Given instruction: Skip all pictures, then print the remaining material exactly.

Source material:
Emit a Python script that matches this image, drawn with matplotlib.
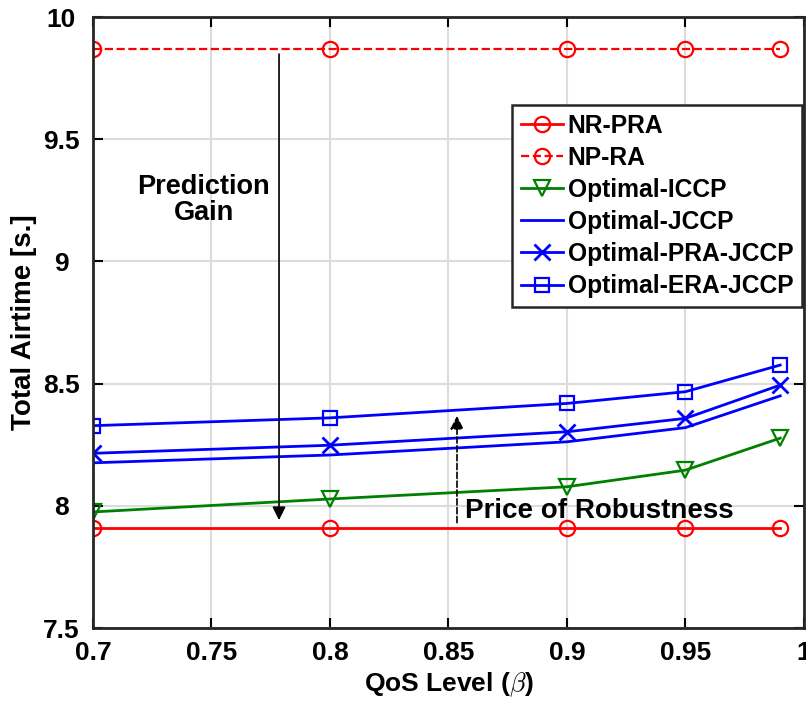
import matplotlib
matplotlib.use("Agg")
import matplotlib.pyplot as plt

plt.rcParams["font.family"] = ["Liberation Sans", "DejaVu Sans"]
plt.rcParams["font.weight"] = "bold"
plt.rcParams["mathtext.fontset"] = "cm"

# QoS levels and total airtime per scheme
beta = [0.7, 0.8, 0.9, 0.95, 0.99]
nr_pra = [7.91, 7.91, 7.91, 7.91, 7.91]
np_ra = [9.87, 9.87, 9.87, 9.87, 9.87]
opt_iccp = [7.975, 8.028, 8.078, 8.146, 8.277]
opt_jccp = [8.176, 8.208, 8.262, 8.320, 8.450]
opt_pra_jccp = [8.215, 8.248, 8.303, 8.358, 8.494]
opt_era_jccp = [8.328, 8.360, 8.419, 8.467, 8.576]

x_ticks = [0.7, 0.75, 0.8, 0.85, 0.9, 0.95, 1.0]
x_tick_labels = ["0.7", "0.75", "0.8", "0.85", "0.9", "0.95", "1"]
y_ticks = [7.5, 8, 8.5, 9, 9.5, 10]
y_tick_labels = ["7.5", "8", "8.5", "9", "9.5", "10"]

gain_x, gain_from, gain_to = 0.7785, 9.86, 7.93
price_x, price_from, price_to = 0.8536, 7.92, 8.38

fig = plt.figure(figsize=(8.06, 7.11), dpi=100)
ax = fig.add_axes([0.1154, 0.1167, 0.882, 0.8593])

lw = 2.0
ms = 11
ax.plot(beta, nr_pra, "-", color="red", lw=lw, marker="o", ms=ms,
        mfc="none", mew=1.6, label="NR-PRA")
ax.plot(beta, np_ra, "--", color="red", lw=1.6, marker="o", ms=ms,
        mfc="none", mew=1.6, label="NP-RA")
ax.plot(beta, opt_iccp, "-", color="green", lw=lw, marker="v", ms=ms + 1,
        mfc="none", mew=1.6, label="Optimal-ICCP")
ax.plot(beta, opt_jccp, "-", color="blue", lw=lw, label="Optimal-JCCP")
ax.plot(beta, opt_pra_jccp, "-", color="blue", lw=lw, marker="x", ms=ms,
        mew=2.0, label="Optimal-PRA-JCCP")
ax.plot(beta, opt_era_jccp, "-", color="blue", lw=lw, marker="s", ms=ms - 1,
        mfc="none", mew=1.6, label="Optimal-ERA-JCCP")

ax.annotate("", xy=(gain_x, gain_to), xytext=(gain_x, gain_from),
            arrowprops=dict(arrowstyle="-|>", color="black", lw=1.2,
                            mutation_scale=20))
ax.text(0.7468, 9.25, "Prediction\nGain", ha="center", va="center",
        fontsize=19.5, fontweight="bold", linespacing=1.0)
ax.annotate("", xy=(price_x, price_to), xytext=(price_x, price_from),
            arrowprops=dict(arrowstyle="-|>", color="black", lw=1.2,
                            linestyle="--", mutation_scale=20))
ax.text(0.857, 7.95, "Price of Robustness", ha="left", va="baseline",
        fontsize=20, fontweight="bold")

ax.set_xlim(0.7, 1.0)
ax.set_ylim(7.5, 10)
ax.set_xticks(x_ticks)
ax.set_xticklabels(x_tick_labels)
ax.set_yticks(y_ticks)
ax.set_yticklabels(y_tick_labels)
ax.tick_params(direction="in", length=7, width=1.5, labelsize=19,
               top=True, right=True)
ax.tick_params(axis="x", pad=9)
ax.tick_params(axis="y", pad=23)
for lab in ax.get_xticklabels() + ax.get_yticklabels():
    lab.set_fontweight("bold")
for lab in ax.get_yticklabels():
    lab.set_horizontalalignment("center")
ax.grid(True, color="#dcdcdc", lw=1.5)
ax.set_axisbelow(True)
for sp in ax.spines.values():
    sp.set_linewidth(2.0)
    sp.set_color("#262626")

ax.set_xlabel(r"QoS Level ($\beta$)", fontsize=19, fontweight="bold",
              labelpad=4)
ax.set_ylabel("Total Airtime [s.]", fontsize=20, fontweight="bold",
              labelpad=4)

leg = ax.legend(loc="upper right", bbox_to_anchor=(0.997, 0.856),
                borderaxespad=0, fontsize=17.7, frameon=True, fancybox=False,
                handlelength=1.7, handletextpad=0.2, borderpad=0.35,
                labelspacing=0.33, framealpha=1)
leg.get_frame().set_edgecolor("#262626")
leg.get_frame().set_linewidth(1.8)
for t in leg.get_texts():
    t.set_fontweight("bold")

fig.savefig("out.png", dpi=100)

Exercise result:
Emit a Python script that matches this image, drawn with matplotlib.
import matplotlib
matplotlib.use("Agg")
import matplotlib.pyplot as plt

plt.rcParams["font.family"] = ["Liberation Sans", "DejaVu Sans"]
plt.rcParams["font.weight"] = "bold"
plt.rcParams["mathtext.fontset"] = "cm"

# QoS levels and total airtime per scheme
beta = [0.7, 0.8, 0.9, 0.95, 0.99]
nr_pra = [7.91, 7.91, 7.91, 7.91, 7.91]
np_ra = [9.87, 9.87, 9.87, 9.87, 9.87]
opt_iccp = [7.975, 8.028, 8.078, 8.146, 8.277]
opt_jccp = [8.176, 8.208, 8.262, 8.320, 8.450]
opt_pra_jccp = [8.215, 8.248, 8.303, 8.358, 8.494]
opt_era_jccp = [8.328, 8.360, 8.419, 8.467, 8.576]

x_ticks = [0.7, 0.75, 0.8, 0.85, 0.9, 0.95, 1.0]
x_tick_labels = ["0.7", "0.75", "0.8", "0.85", "0.9", "0.95", "1"]
y_ticks = [7.5, 8, 8.5, 9, 9.5, 10]
y_tick_labels = ["7.5", "8", "8.5", "9", "9.5", "10"]

gain_x, gain_from, gain_to = 0.7785, 9.86, 7.93
price_x, price_from, price_to = 0.8536, 7.92, 8.38

fig = plt.figure(figsize=(8.06, 7.11), dpi=100)
ax = fig.add_axes([0.1154, 0.1167, 0.882, 0.8593])

lw = 2.0
ms = 11
ax.plot(beta, nr_pra, "-", color="red", lw=lw, marker="o", ms=ms,
        mfc="none", mew=1.6, label="NR-PRA")
ax.plot(beta, np_ra, "--", color="red", lw=1.6, marker="o", ms=ms,
        mfc="none", mew=1.6, label="NP-RA")
ax.plot(beta, opt_iccp, "-", color="green", lw=lw, marker="v", ms=ms + 1,
        mfc="none", mew=1.6, label="Optimal-ICCP")
ax.plot(beta, opt_jccp, "-", color="blue", lw=lw, label="Optimal-JCCP")
ax.plot(beta, opt_pra_jccp, "-", color="blue", lw=lw, marker="x", ms=ms,
        mew=2.0, label="Optimal-PRA-JCCP")
ax.plot(beta, opt_era_jccp, "-", color="blue", lw=lw, marker="s", ms=ms - 1,
        mfc="none", mew=1.6, label="Optimal-ERA-JCCP")

ax.annotate("", xy=(gain_x, gain_to), xytext=(gain_x, gain_from),
            arrowprops=dict(arrowstyle="-|>", color="black", lw=1.2,
                            mutation_scale=20))
ax.text(0.7468, 9.25, "Prediction\nGain", ha="center", va="center",
        fontsize=19.5, fontweight="bold", linespacing=1.0)
ax.annotate("", xy=(price_x, price_to), xytext=(price_x, price_from),
            arrowprops=dict(arrowstyle="-|>", color="black", lw=1.2,
                            linestyle="--", mutation_scale=20))
ax.text(0.857, 7.95, "Price of Robustness", ha="left", va="baseline",
        fontsize=20, fontweight="bold")

ax.set_xlim(0.7, 1.0)
ax.set_ylim(7.5, 10)
ax.set_xticks(x_ticks)
ax.set_xticklabels(x_tick_labels)
ax.set_yticks(y_ticks)
ax.set_yticklabels(y_tick_labels)
ax.tick_params(direction="in", length=7, width=1.5, labelsize=19,
               top=True, right=True)
ax.tick_params(axis="x", pad=9)
ax.tick_params(axis="y", pad=23)
for lab in ax.get_xticklabels() + ax.get_yticklabels():
    lab.set_fontweight("bold")
for lab in ax.get_yticklabels():
    lab.set_horizontalalignment("center")
ax.grid(True, color="#dcdcdc", lw=1.5)
ax.set_axisbelow(True)
for sp in ax.spines.values():
    sp.set_linewidth(2.0)
    sp.set_color("#262626")

ax.set_xlabel(r"QoS Level ($\beta$)", fontsize=19, fontweight="bold",
              labelpad=4)
ax.set_ylabel("Total Airtime [s.]", fontsize=20, fontweight="bold",
              labelpad=4)

leg = ax.legend(loc="upper right", bbox_to_anchor=(0.997, 0.856),
                borderaxespad=0, fontsize=17.7, frameon=True, fancybox=False,
                handlelength=1.7, handletextpad=0.2, borderpad=0.35,
                labelspacing=0.33, framealpha=1)
leg.get_frame().set_edgecolor("#262626")
leg.get_frame().set_linewidth(1.8)
for t in leg.get_texts():
    t.set_fontweight("bold")

fig.savefig("out.png", dpi=100)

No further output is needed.